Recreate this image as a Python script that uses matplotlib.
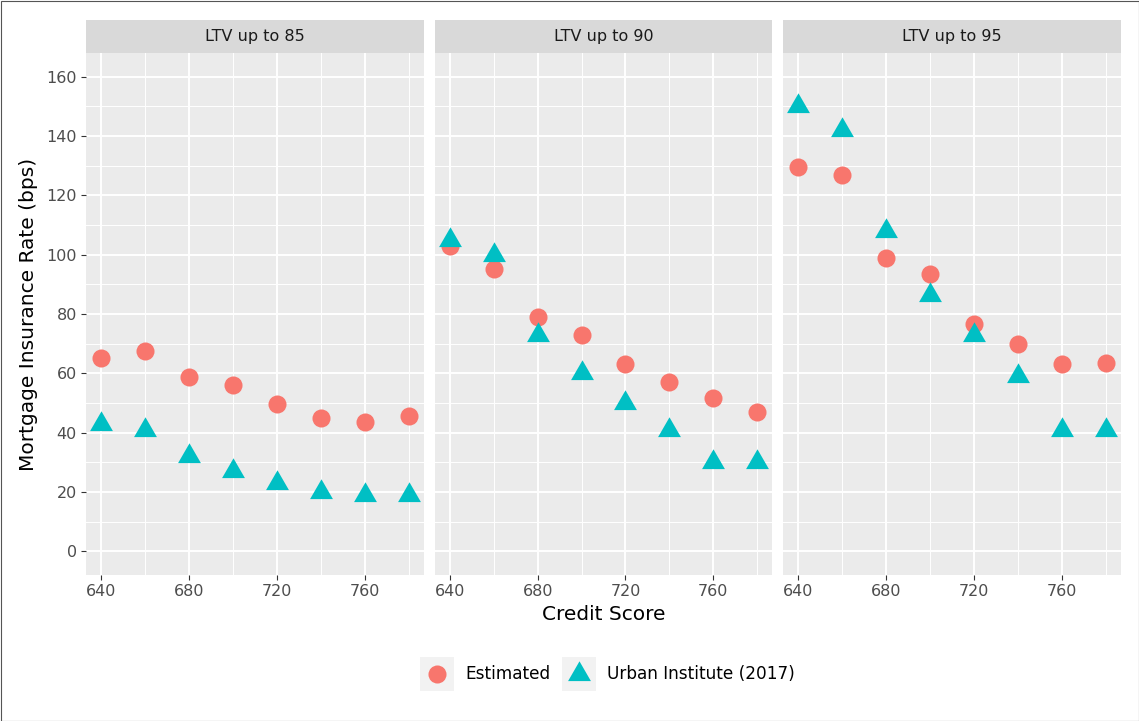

---

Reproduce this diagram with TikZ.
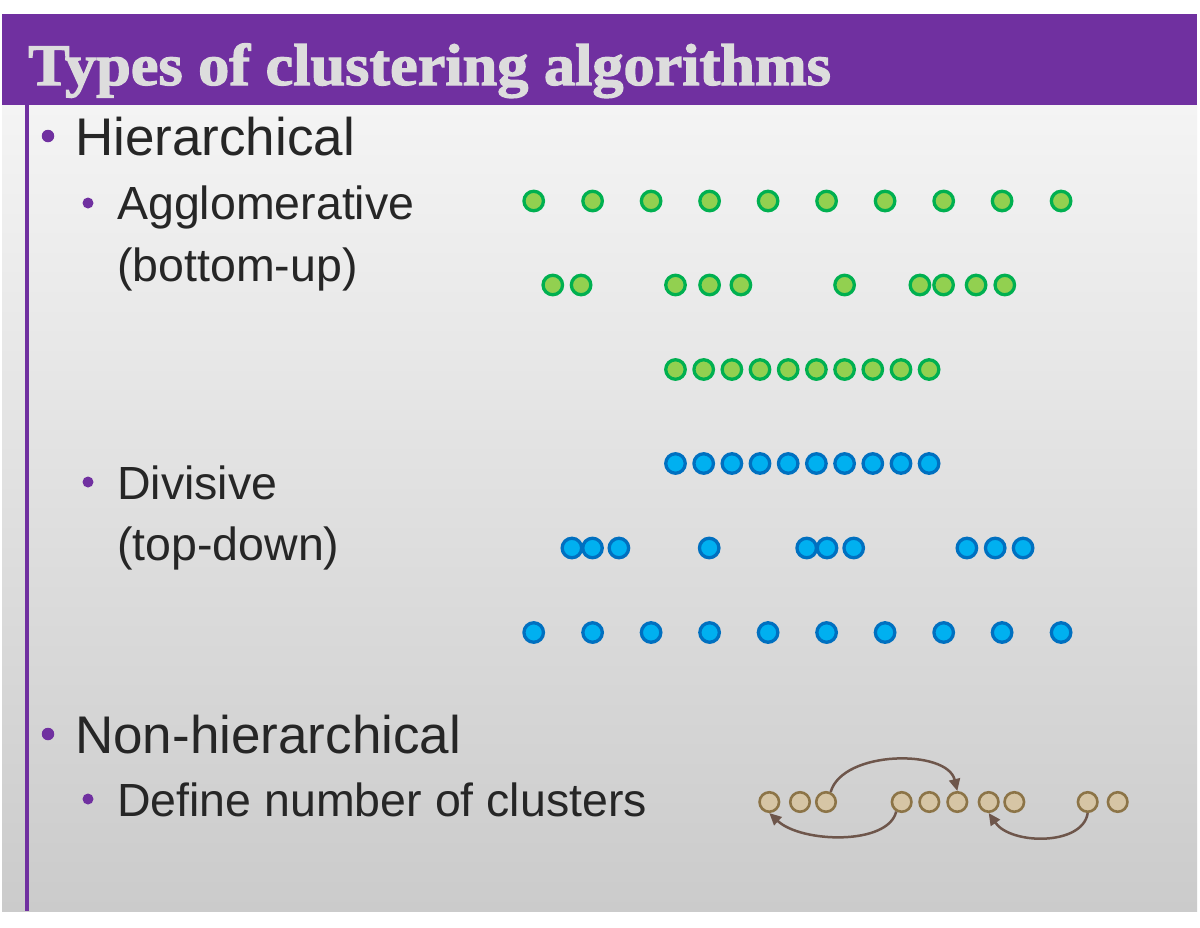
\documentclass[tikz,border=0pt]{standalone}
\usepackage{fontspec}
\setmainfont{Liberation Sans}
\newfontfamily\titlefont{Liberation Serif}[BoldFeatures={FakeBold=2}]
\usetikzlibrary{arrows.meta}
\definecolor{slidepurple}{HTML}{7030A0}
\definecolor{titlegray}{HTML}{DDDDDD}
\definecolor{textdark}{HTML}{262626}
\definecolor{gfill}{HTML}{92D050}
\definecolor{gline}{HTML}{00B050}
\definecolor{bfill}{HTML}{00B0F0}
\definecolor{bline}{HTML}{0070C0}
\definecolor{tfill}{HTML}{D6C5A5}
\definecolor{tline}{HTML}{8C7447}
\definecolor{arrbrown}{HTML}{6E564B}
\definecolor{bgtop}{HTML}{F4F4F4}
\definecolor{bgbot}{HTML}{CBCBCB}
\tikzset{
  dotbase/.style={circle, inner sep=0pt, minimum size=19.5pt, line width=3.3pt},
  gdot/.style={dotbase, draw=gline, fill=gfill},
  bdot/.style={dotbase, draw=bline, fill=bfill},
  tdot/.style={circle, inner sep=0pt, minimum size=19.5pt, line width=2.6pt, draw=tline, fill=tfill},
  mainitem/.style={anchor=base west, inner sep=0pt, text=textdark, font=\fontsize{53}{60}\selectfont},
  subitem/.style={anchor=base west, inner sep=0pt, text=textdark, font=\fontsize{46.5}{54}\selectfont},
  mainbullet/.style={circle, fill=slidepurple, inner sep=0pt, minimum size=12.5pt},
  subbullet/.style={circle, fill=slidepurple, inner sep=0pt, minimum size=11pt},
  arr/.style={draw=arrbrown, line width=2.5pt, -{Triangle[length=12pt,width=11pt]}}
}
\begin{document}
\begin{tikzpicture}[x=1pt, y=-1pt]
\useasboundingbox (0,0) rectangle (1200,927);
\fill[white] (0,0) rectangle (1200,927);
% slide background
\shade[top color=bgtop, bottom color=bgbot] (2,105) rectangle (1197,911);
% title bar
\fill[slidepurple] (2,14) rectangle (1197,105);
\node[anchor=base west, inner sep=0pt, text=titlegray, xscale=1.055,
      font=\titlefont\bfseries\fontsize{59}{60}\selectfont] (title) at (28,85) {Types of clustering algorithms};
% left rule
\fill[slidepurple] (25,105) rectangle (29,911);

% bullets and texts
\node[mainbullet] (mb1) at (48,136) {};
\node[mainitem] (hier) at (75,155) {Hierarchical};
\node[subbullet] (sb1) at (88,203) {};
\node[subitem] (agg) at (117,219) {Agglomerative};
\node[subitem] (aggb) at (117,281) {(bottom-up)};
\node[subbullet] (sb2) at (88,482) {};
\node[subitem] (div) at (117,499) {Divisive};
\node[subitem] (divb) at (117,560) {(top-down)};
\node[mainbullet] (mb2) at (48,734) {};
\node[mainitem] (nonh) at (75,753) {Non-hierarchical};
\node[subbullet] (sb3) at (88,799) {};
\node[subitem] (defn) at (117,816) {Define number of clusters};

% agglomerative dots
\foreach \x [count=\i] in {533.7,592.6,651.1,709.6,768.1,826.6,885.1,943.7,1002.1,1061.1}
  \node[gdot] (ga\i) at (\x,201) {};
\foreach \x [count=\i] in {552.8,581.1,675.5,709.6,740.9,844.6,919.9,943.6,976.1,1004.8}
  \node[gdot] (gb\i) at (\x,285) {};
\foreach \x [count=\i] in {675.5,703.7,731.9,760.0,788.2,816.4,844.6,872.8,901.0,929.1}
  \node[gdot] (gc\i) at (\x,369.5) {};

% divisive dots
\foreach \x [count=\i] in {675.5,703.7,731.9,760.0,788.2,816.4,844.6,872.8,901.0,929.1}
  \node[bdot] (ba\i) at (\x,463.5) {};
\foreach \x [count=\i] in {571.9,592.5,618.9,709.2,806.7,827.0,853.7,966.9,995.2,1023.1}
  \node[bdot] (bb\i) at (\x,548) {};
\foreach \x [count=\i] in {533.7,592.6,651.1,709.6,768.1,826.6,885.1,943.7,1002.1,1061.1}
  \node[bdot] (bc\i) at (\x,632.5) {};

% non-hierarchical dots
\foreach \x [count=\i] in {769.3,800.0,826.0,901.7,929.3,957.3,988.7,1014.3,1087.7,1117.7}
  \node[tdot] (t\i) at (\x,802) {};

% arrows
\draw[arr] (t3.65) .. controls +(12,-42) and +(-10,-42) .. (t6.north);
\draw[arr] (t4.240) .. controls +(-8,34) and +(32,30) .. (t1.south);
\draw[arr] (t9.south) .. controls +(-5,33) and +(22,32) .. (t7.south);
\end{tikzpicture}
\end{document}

__Goal of the exercise__
Only the lines between the one with "Reproduce this diagram with TikZ." and the one with "(25,105) rectangle (29,911);", those two included, get copied from the material above. Keep it exact and free of pictures.

__Task response__
Reproduce this diagram with TikZ.
\documentclass[tikz,border=0pt]{standalone}
\usepackage{fontspec}
\setmainfont{Liberation Sans}
\newfontfamily\titlefont{Liberation Serif}[BoldFeatures={FakeBold=2}]
\usetikzlibrary{arrows.meta}
\definecolor{slidepurple}{HTML}{7030A0}
\definecolor{titlegray}{HTML}{DDDDDD}
\definecolor{textdark}{HTML}{262626}
\definecolor{gfill}{HTML}{92D050}
\definecolor{gline}{HTML}{00B050}
\definecolor{bfill}{HTML}{00B0F0}
\definecolor{bline}{HTML}{0070C0}
\definecolor{tfill}{HTML}{D6C5A5}
\definecolor{tline}{HTML}{8C7447}
\definecolor{arrbrown}{HTML}{6E564B}
\definecolor{bgtop}{HTML}{F4F4F4}
\definecolor{bgbot}{HTML}{CBCBCB}
\tikzset{
  dotbase/.style={circle, inner sep=0pt, minimum size=19.5pt, line width=3.3pt},
  gdot/.style={dotbase, draw=gline, fill=gfill},
  bdot/.style={dotbase, draw=bline, fill=bfill},
  tdot/.style={circle, inner sep=0pt, minimum size=19.5pt, line width=2.6pt, draw=tline, fill=tfill},
  mainitem/.style={anchor=base west, inner sep=0pt, text=textdark, font=\fontsize{53}{60}\selectfont},
  subitem/.style={anchor=base west, inner sep=0pt, text=textdark, font=\fontsize{46.5}{54}\selectfont},
  mainbullet/.style={circle, fill=slidepurple, inner sep=0pt, minimum size=12.5pt},
  subbullet/.style={circle, fill=slidepurple, inner sep=0pt, minimum size=11pt},
  arr/.style={draw=arrbrown, line width=2.5pt, -{Triangle[length=12pt,width=11pt]}}
}
\begin{document}
\begin{tikzpicture}[x=1pt, y=-1pt]
\useasboundingbox (0,0) rectangle (1200,927);
\fill[white] (0,0) rectangle (1200,927);
% slide background
\shade[top color=bgtop, bottom color=bgbot] (2,105) rectangle (1197,911);
% title bar
\fill[slidepurple] (2,14) rectangle (1197,105);
\node[anchor=base west, inner sep=0pt, text=titlegray, xscale=1.055,
      font=\titlefont\bfseries\fontsize{59}{60}\selectfont] (title) at (28,85) {Types of clustering algorithms};
% left rule
\fill[slidepurple] (25,105) rectangle (29,911);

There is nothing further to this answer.